Zevin has a unique voice that shines whether she’s writing as a man or woman. Not easy to accomplish. Beautiful job here. She’s also writing the story in several points of view. Another not so easy task.
“Following three generations of women, “Young Jane Young” is a smart, funny, and prescient novel, capturing not just the mood of our recent highly charged political season but also the double standards alive and well in every aspect of a woman’s life, at any age.”

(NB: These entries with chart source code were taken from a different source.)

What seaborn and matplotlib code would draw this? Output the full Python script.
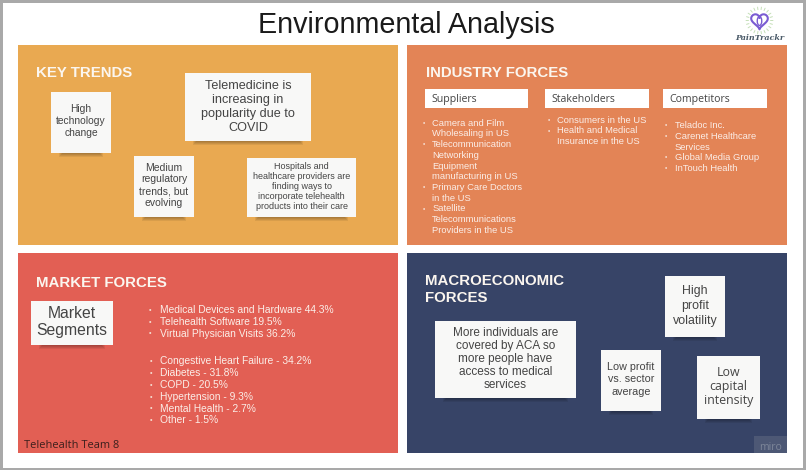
import numpy as np
import pandas as pd
import seaborn as sns
import matplotlib
matplotlib.use("Agg")
import matplotlib.pyplot as plt
from matplotlib.patches import Rectangle, Ellipse

TITLE = "Environmental Analysis"
PANEL_TITLES = ["KEY TRENDS", "INDUSTRY FORCES", "MARKET FORCES", "MACROECONOMIC\nFORCES"]
KEY_NOTES = ["High\ntechnology\nchange", "Telemedicine is\nincreasing in\npopularity due to\nCOVID",
             "Medium\nregulatory\ntrends, but\nevolving",
             "Hospitals and\nhealthcare providers are\nfinding ways to\nincorporate telehealth\nproducts into their care"]
INDUSTRY_HEADS = ["Suppliers", "Stakeholders", "Competitors"]
SUPPLIERS = ["Camera and Film\nWholesaling in US", "Telecommunication\nNetworking\nEquipment\nmanufacturing in US",
             "Primary Care Doctors\nin the US", "Satellite\nTelecommunications\nProviders in the US"]
STAKEHOLDERS = ["Consumers in the US", "Health and Medical\nInsurance in the US"]
COMPETITORS = ["Teladoc Inc.", "Carenet Healthcare\nServices", "Global Media Group", "InTouch Health"]
SEGMENT_NOTE = "Market\nSegments"
SEGMENTS = ["Medical Devices and Hardware 44.3%", "Telehealth Software 19.5%", "Virtual Physician Visits 36.2%"]
CONDITIONS = ["Congestive Heart Failure - 34.2%", "Diabetes - 31.8%", "COPD - 20.5%",
              "Hypertension - 9.3%", "Mental Health - 2.7%", "Other - 1.5%"]
MACRO_NOTES = ["More individuals are\ncovered by ACA so\nmore people have\naccess to medical\nservices",
               "Low profit\nvs. sector\naverage", "High\nprofit\nvolatility", "Low\ncapital\nintensity"]
TEAM = "Telehealth Team 8"
BRAND = "PainTrackr"
WATERMARK = "miro"

sns.set_theme(style="white")
plt.rcParams["font.family"] = ["Liberation Sans", "DejaVu Sans"]
fig = plt.figure(figsize=(8.06, 4.70), dpi=100)
ax = fig.add_axes([0, 0, 1, 1])
ax.set_xlim(0, 806)
ax.set_ylim(470, 0)
ax.axis("off")

DARK = "#444444"
OPEN = ["Open Sans", "DejaVu Sans"]


def px(s):
    return s * 0.72


def rect(x0, y0, x1, y1, color, z=1, alpha=1.0):
    ax.add_patch(Rectangle((x0, y0), x1 - x0, y1 - y0, fc=color, ec="none", zorder=z, alpha=alpha))


def line(x, y, s, size, color, ha="left", family=None, weight="normal"):
    ax.text(x, y + 0.36 * size, s, ha=ha, va="baseline", fontsize=px(size), color=color, zorder=5,
            family=family or ["Liberation Sans"], fontweight=weight)


def note(x0, y0, x1, y1, text, size, pitch, family=None):
    for i in range(4):
        rect(x0 + 8 + i, y1 - 1, x1 - 8 - i, y1 + 4 - i, "#000000", z=3, alpha=0.07)
    rect(x0, y0, x1, y1, "#f8f8f7", z=4)
    parts = text.split("\n")
    cy = (y0 + y1) / 2 - 2
    for i, p in enumerate(parts):
        line((x0 + x1) / 2, cy + (i - (len(parts) - 1) / 2) * pitch, p, size, DARK, ha="center", family=family)


def bullets(x_b, x_t, y0, items, size, step):
    n = 0
    for item in items:
        ax.text(x_b, y0 + n * step + 1, "\u2022", ha="center", va="center", fontsize=px(size * 0.7),
                color="#f5dcd0", zorder=5)
        for part in item.split("\n"):
            line(x_t, y0 + n * step, part, size, "#fbeee8")
            n += 1


# page frame
rect(0, 0, 806, 470, "#ffffff", z=0)
rect(0, 0, 806, 2.5, "#a9a9a9", z=6)
rect(0, 0, 2.5, 470, "#a9a9a9", z=6)
rect(0, 467.5, 806, 470, "#a9a9a9", z=6)
rect(802.5, 0, 806, 470, "#a9a9a9", z=6)

# panels
rect(18, 45, 398, 245, "#e9a951")
rect(407, 45, 787, 245, "#e38456")
rect(18, 253, 398, 453, "#e25f54")
rect(407, 253, 787, 453, "#374467")

line(406.5, 22.5, TITLE, 28.7, "#1a1a1a", ha="center")

hx = [36.5, 425.5, 36.5, 425.5, 425.5]
hy = [72, 72, 281.5, 280, 297]
for x, y, t in zip(hx, hy, "\n".join(PANEL_TITLES).split("\n")):
    line(x, y, t, 15, "#fbf6ef", weight="bold")

# key trends
note(51, 92, 111, 153, KEY_NOTES[0], 10.2, 11.7)
note(185, 73, 311, 141, KEY_NOTES[1], 12.6, 14)
note(134, 156, 194, 217, KEY_NOTES[2], 10.4, 11.7)
note(247, 158, 356, 217, KEY_NOTES[3], 9, 10)

# industry forces
for (x0, x1), t in zip([(425, 528), (545, 649), (663, 767)], INDUSTRY_HEADS):
    rect(x0, 89, x1, 108, "#ffffff", z=4)
    line(x0 + 6.5, 98, t, 10.5, DARK, family=OPEN)
bullets(424, 432.3, 122.3, SUPPLIERS, 9.4, 10.72)
bullets(549, 557, 119.3, STAKEHOLDERS, 9.4, 10.72)
bullets(666, 675, 124.7, COMPETITORS, 9.4, 10.72)

# market forces
note(31, 301, 113, 345, SEGMENT_NOTE, 15.7, 17.3)
bullets(150, 159.7, 309.3, SEGMENTS, 10.3, 11.85)
bullets(151, 160.3, 360.7, CONDITIONS, 10.3, 11.78)
line(24.5, 444, TEAM, 11, "#3a1f1c", family=OPEN)

# macroeconomic forces
note(435, 321, 576, 398, MACRO_NOTES[0], 11.7, 13)
note(601, 350, 661, 411, MACRO_NOTES[1], 10.8, 12.5)
note(665, 276, 725, 337, MACRO_NOTES[2], 12.4, 15)
note(697, 356, 760, 419, MACRO_NOTES[3], 12.4, 14, family=OPEN)

# watermark
rect(754, 436, 787, 453, "#4d5875", z=2)
line(771, 446, WATERMARK, 10.5, "#7d8699", ha="center", family=OPEN)

# logo
t = np.linspace(0, 2 * np.pi, 200)
cx, cy = 759.5, 20.5
hxs = cx + 0.52 * 16 * np.sin(t) ** 3
hys = cy - 0.52 * (13 * np.cos(t) - 5 * np.cos(2 * t) - 2 * np.cos(3 * t) - np.cos(4 * t))
sns.lineplot(x=hxs, y=hys, sort=False, estimator=None, color="#7a5cd2", lw=1.5, ax=ax, zorder=5)
ax.add_patch(Ellipse((cx, cy + 0.5), 4.5, 9, fc="none", ec="#7a5cd2", lw=1.0, zorder=5))
ang = np.linspace(0, 2 * np.pi, 22, endpoint=False)
ax.plot(np.c_[cx + 11 * np.cos(ang), cx + 13.5 * np.cos(ang), np.full(22, np.nan)].ravel(),
        np.c_[cy + 11 * np.sin(ang), cy + 13.5 * np.sin(ang), np.full(22, np.nan)].ravel(),
        color="#c5dfb8", lw=0.7, zorder=5)
ax.text(760, 38.5, BRAND, ha="center", va="center", fontsize=px(8), fontweight="bold", style="italic",
        color="#4a5a68", zorder=5, family=["DejaVu Serif"])

fig.savefig("out.png", dpi=100)
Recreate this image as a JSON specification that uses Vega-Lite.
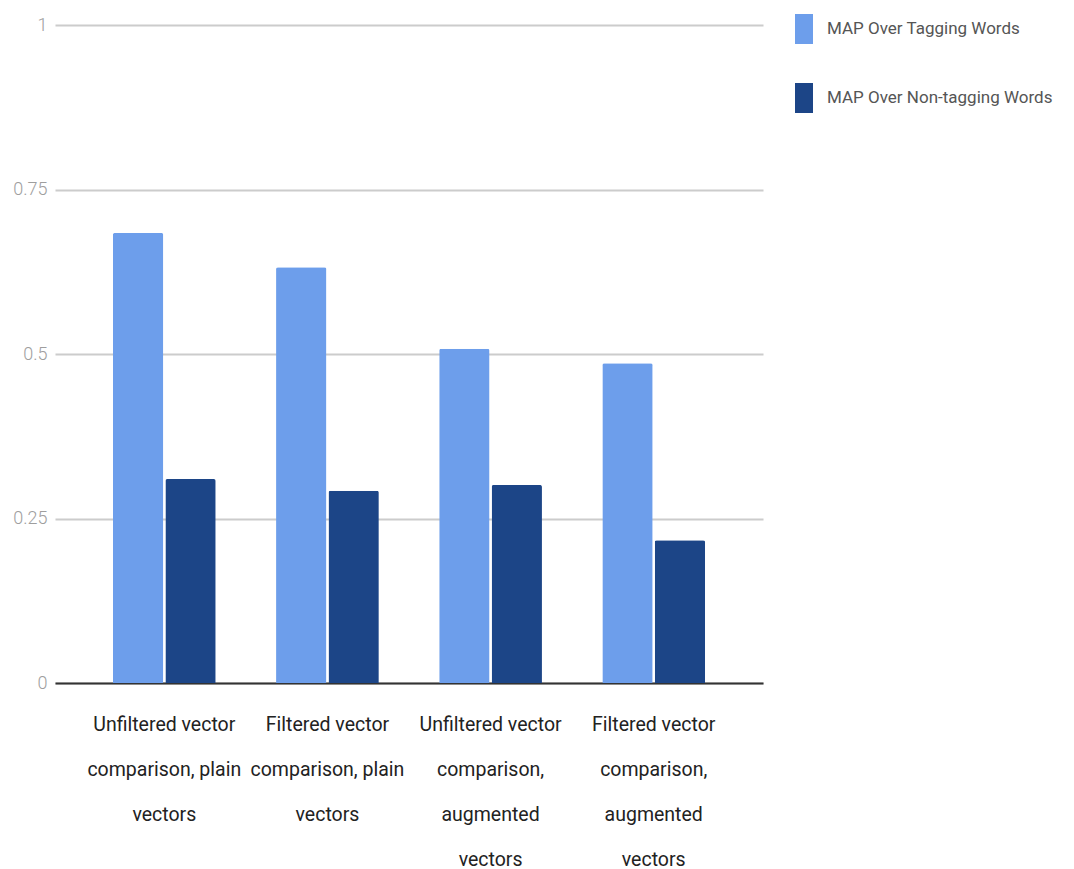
{
  "$schema": "https://vega.github.io/schema/vega-lite/v6.json",
  "width": 708,
  "height": 658,
  "autosize": "none",
  "padding": {"left": 55, "top": 25, "right": 311, "bottom": 186},
  "background": "white",
  "config": {
    "view": {"stroke": null},
    "font": "Roboto"
  },
  "data": {
    "values": [
      {"method": "Unfiltered vector\ncomparison, plain\nvectors", "series": "MAP Over Tagging Words", "map": 0.684},
      {"method": "Unfiltered vector\ncomparison, plain\nvectors", "series": "MAP Over Non-tagging Words", "map": 0.310},
      {"method": "Filtered vector\ncomparison, plain\nvectors", "series": "MAP Over Tagging Words", "map": 0.632},
      {"method": "Filtered vector\ncomparison, plain\nvectors", "series": "MAP Over Non-tagging Words", "map": 0.292},
      {"method": "Unfiltered vector\ncomparison,\naugmented\nvectors", "series": "MAP Over Tagging Words", "map": 0.508},
      {"method": "Unfiltered vector\ncomparison,\naugmented\nvectors", "series": "MAP Over Non-tagging Words", "map": 0.301},
      {"method": "Filtered vector\ncomparison,\naugmented\nvectors", "series": "MAP Over Tagging Words", "map": 0.486},
      {"method": "Filtered vector\ncomparison,\naugmented\nvectors", "series": "MAP Over Non-tagging Words", "map": 0.217}
    ]
  },
  "mark": {"type": "bar", "cornerRadiusTopLeft": 2, "cornerRadiusTopRight": 2},
  "encoding": {
    "x": {
      "field": "method",
      "type": "nominal",
      "sort": null,
      "scale": {"paddingInner": 0.37, "paddingOuter": 0.355},
      "axis": {
        "title": null,
        "labelAngle": 0,
        "labelExpr": "split(datum.label, '\\n')",
        "labelFont": "Roboto",
        "labelFontSize": 19.5,
        "labelLineHeight": 45,
        "labelColor": "#222222",
        "labelBaseline": "top",
        "labelPadding": 32,
        "labelLimit": 300,
        "ticks": false,
        "domainColor": "#333333",
        "domainWidth": 2,
        "grid": false
      }
    },
    "xOffset": {
      "field": "series",
      "type": "nominal",
      "sort": ["MAP Over Tagging Words", "MAP Over Non-tagging Words"],
      "scale": {"paddingInner": 0.04}
    },
    "y": {
      "field": "map",
      "type": "quantitative",
      "scale": {"domain": [0, 1], "nice": false},
      "axis": {
        "title": null,
        "values": [0, 0.25, 0.5, 0.75, 1],
        "labelExpr": "'' + datum.value",
        "labelFont": "Roboto",
        "labelFontWeight": 300,
        "labelFontSize": 18,
        "labelColor": "#9e9e9e",
        "labelPadding": 8,
        "ticks": false,
        "domain": false,
        "gridColor": "#cccccc",
        "gridWidth": 2
      }
    },
    "color": {
      "field": "series",
      "type": "nominal",
      "sort": ["MAP Over Tagging Words", "MAP Over Non-tagging Words"],
      "scale": {"range": ["#6d9eeb", "#1c4587"]},
      "legend": {
        "title": null,
        "orient": "none",
        "legendX": 734,
        "legendY": -11,
        "symbolType": "M-0.6,-1L0.6,-1L0.6,1L-0.6,1Z",
        "symbolSize": 900,
        "symbolStrokeWidth": 0,
        "labelFont": "Roboto",
        "labelFontSize": 17,
        "labelColor": "#555555",
        "labelOffset": 8,
        "labelLimit": 300,
        "rowPadding": 39
      }
    }
  }
}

Aviva Grossman is a young Jewish congressional intern in South Florida. Boy does she make a mistake. One others before her have already made. She has an affair with a married congressman but, she goes live with it on her blog. She’s an instant celebrity; not in a good way. Slut-shaming is a new tagline for me. But this is appropriately said. Now that her good name is not good anymore, Aviva aka Jane Young now that she’s changed her name, moves lock, stock, and barrel to Maine to begin her life anew. Oh, by the way, she’s pregnant and has not named the father. Ugh. She manages to raise her daughter Ruby without anyone knowing the true nature of their background. And Ruby believes her father died before she was born. Of course this is nonsense. And, yes, Ruby gets wind of the truth. Shit hits the fan.
Yes, this novel brings to mind the Monica Lewinsky scandal. But it’s really nothing like it. This story resonates with the voices of the women. Viva’s mom is hilarious. Her grandmother is witty. And even the congressman’s wife is outrageously funny. Zevin has a message here. A message about the double standards put on women versus men when scandal abounds. The woman is always shamed. The guy not so much. What happened to Aviva? She could not get a job in Florida. It was impossible. Too much exposure. And women were the worst of the shamers. Shame on them. But, did the congressman suffer? Nope. His life continued on. He stayed in politics. And won and won and won. Double standard.
I found this book a joy to read. A quick read, too. But really meaningful. I like Zevin’s writing and look forward to her next novel!
My review copy arrived compliments of Algonquin publishers in exchange for an honest review. Honestly, it’s a great read. Put it on your to-read list for fall! Pub date August 22.